What is asked | Output all of the records exactly as written.

====== Data records

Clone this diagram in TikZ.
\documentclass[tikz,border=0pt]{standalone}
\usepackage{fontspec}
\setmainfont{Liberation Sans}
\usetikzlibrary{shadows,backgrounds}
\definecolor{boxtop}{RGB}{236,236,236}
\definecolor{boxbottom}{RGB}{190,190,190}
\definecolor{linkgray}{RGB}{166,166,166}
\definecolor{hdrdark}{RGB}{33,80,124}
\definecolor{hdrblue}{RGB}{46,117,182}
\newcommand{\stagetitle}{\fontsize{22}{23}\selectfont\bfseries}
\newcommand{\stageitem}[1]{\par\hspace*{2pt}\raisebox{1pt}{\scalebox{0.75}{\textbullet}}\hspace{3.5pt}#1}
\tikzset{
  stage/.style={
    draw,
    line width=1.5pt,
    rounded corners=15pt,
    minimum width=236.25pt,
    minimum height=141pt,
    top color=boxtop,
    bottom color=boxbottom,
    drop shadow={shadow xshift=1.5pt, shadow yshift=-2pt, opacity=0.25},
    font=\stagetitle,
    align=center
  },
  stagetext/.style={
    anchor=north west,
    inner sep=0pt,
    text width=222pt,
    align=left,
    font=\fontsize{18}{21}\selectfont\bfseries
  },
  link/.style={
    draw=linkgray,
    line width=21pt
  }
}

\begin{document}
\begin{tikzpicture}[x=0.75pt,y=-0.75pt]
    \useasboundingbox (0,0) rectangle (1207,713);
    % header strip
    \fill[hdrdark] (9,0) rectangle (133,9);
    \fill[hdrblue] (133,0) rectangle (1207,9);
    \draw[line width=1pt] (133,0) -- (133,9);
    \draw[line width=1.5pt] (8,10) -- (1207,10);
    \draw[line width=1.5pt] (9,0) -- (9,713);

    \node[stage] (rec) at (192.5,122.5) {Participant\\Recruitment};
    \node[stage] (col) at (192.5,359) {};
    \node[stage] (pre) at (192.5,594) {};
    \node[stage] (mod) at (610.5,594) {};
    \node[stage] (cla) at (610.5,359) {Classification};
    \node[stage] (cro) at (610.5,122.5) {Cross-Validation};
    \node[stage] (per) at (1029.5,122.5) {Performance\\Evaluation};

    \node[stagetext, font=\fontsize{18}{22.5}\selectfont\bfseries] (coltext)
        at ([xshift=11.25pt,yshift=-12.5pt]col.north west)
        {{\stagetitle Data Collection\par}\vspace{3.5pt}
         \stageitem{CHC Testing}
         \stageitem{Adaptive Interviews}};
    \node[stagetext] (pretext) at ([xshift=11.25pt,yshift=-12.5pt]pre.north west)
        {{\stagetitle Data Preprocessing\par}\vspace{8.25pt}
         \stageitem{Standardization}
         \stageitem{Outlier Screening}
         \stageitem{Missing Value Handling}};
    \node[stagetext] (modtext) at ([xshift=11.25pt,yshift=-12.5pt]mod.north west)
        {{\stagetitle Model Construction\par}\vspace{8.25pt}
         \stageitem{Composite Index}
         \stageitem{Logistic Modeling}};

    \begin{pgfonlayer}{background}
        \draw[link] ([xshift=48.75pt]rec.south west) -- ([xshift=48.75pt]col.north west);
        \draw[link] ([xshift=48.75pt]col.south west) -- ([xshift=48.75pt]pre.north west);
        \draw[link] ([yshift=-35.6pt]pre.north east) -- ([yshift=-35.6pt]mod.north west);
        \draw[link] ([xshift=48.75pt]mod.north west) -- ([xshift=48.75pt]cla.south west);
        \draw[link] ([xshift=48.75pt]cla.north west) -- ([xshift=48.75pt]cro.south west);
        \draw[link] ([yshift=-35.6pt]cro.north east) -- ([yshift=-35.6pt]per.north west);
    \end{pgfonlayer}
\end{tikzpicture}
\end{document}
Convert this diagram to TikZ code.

============

Response to this exercise |
Clone this diagram in TikZ.
\documentclass[tikz,border=0pt]{standalone}
\usepackage{fontspec}
\setmainfont{Liberation Sans}
\usetikzlibrary{shadows,backgrounds}
\definecolor{boxtop}{RGB}{236,236,236}
\definecolor{boxbottom}{RGB}{190,190,190}
\definecolor{linkgray}{RGB}{166,166,166}
\definecolor{hdrdark}{RGB}{33,80,124}
\definecolor{hdrblue}{RGB}{46,117,182}
\newcommand{\stagetitle}{\fontsize{22}{23}\selectfont\bfseries}
\newcommand{\stageitem}[1]{\par\hspace*{2pt}\raisebox{1pt}{\scalebox{0.75}{\textbullet}}\hspace{3.5pt}#1}
\tikzset{
  stage/.style={
    draw,
    line width=1.5pt,
    rounded corners=15pt,
    minimum width=236.25pt,
    minimum height=141pt,
    top color=boxtop,
    bottom color=boxbottom,
    drop shadow={shadow xshift=1.5pt, shadow yshift=-2pt, opacity=0.25},
    font=\stagetitle,
    align=center
  },
  stagetext/.style={
    anchor=north west,
    inner sep=0pt,
    text width=222pt,
    align=left,
    font=\fontsize{18}{21}\selectfont\bfseries
  },
  link/.style={
    draw=linkgray,
    line width=21pt
  }
}

\begin{document}
\begin{tikzpicture}[x=0.75pt,y=-0.75pt]
    \useasboundingbox (0,0) rectangle (1207,713);
    % header strip
    \fill[hdrdark] (9,0) rectangle (133,9);
    \fill[hdrblue] (133,0) rectangle (1207,9);
    \draw[line width=1pt] (133,0) -- (133,9);
    \draw[line width=1.5pt] (8,10) -- (1207,10);
    \draw[line width=1.5pt] (9,0) -- (9,713);

    \node[stage] (rec) at (192.5,122.5) {Participant\\Recruitment};
    \node[stage] (col) at (192.5,359) {};
    \node[stage] (pre) at (192.5,594) {};
    \node[stage] (mod) at (610.5,594) {};
    \node[stage] (cla) at (610.5,359) {Classification};
    \node[stage] (cro) at (610.5,122.5) {Cross-Validation};
    \node[stage] (per) at (1029.5,122.5) {Performance\\Evaluation};

    \node[stagetext, font=\fontsize{18}{22.5}\selectfont\bfseries] (coltext)
        at ([xshift=11.25pt,yshift=-12.5pt]col.north west)
        {{\stagetitle Data Collection\par}\vspace{3.5pt}
         \stageitem{CHC Testing}
         \stageitem{Adaptive Interviews}};
    \node[stagetext] (pretext) at ([xshift=11.25pt,yshift=-12.5pt]pre.north west)
        {{\stagetitle Data Preprocessing\par}\vspace{8.25pt}
         \stageitem{Standardization}
         \stageitem{Outlier Screening}
         \stageitem{Missing Value Handling}};
    \node[stagetext] (modtext) at ([xshift=11.25pt,yshift=-12.5pt]mod.north west)
        {{\stagetitle Model Construction\par}\vspace{8.25pt}
         \stageitem{Composite Index}
         \stageitem{Logistic Modeling}};

    \begin{pgfonlayer}{background}
        \draw[link] ([xshift=48.75pt]rec.south west) -- ([xshift=48.75pt]col.north west);
        \draw[link] ([xshift=48.75pt]col.south west) -- ([xshift=48.75pt]pre.north west);
        \draw[link] ([yshift=-35.6pt]pre.north east) -- ([yshift=-35.6pt]mod.north west);
        \draw[link] ([xshift=48.75pt]mod.north west) -- ([xshift=48.75pt]cla.south west);
        \draw[link] ([xshift=48.75pt]cla.north west) -- ([xshift=48.75pt]cro.south west);
        \draw[link] ([yshift=-35.6pt]cro.north east) -- ([yshift=-35.6pt]per.north west);
    \end{pgfonlayer}
\end{tikzpicture}
\end{document}
Convert this diagram to TikZ code.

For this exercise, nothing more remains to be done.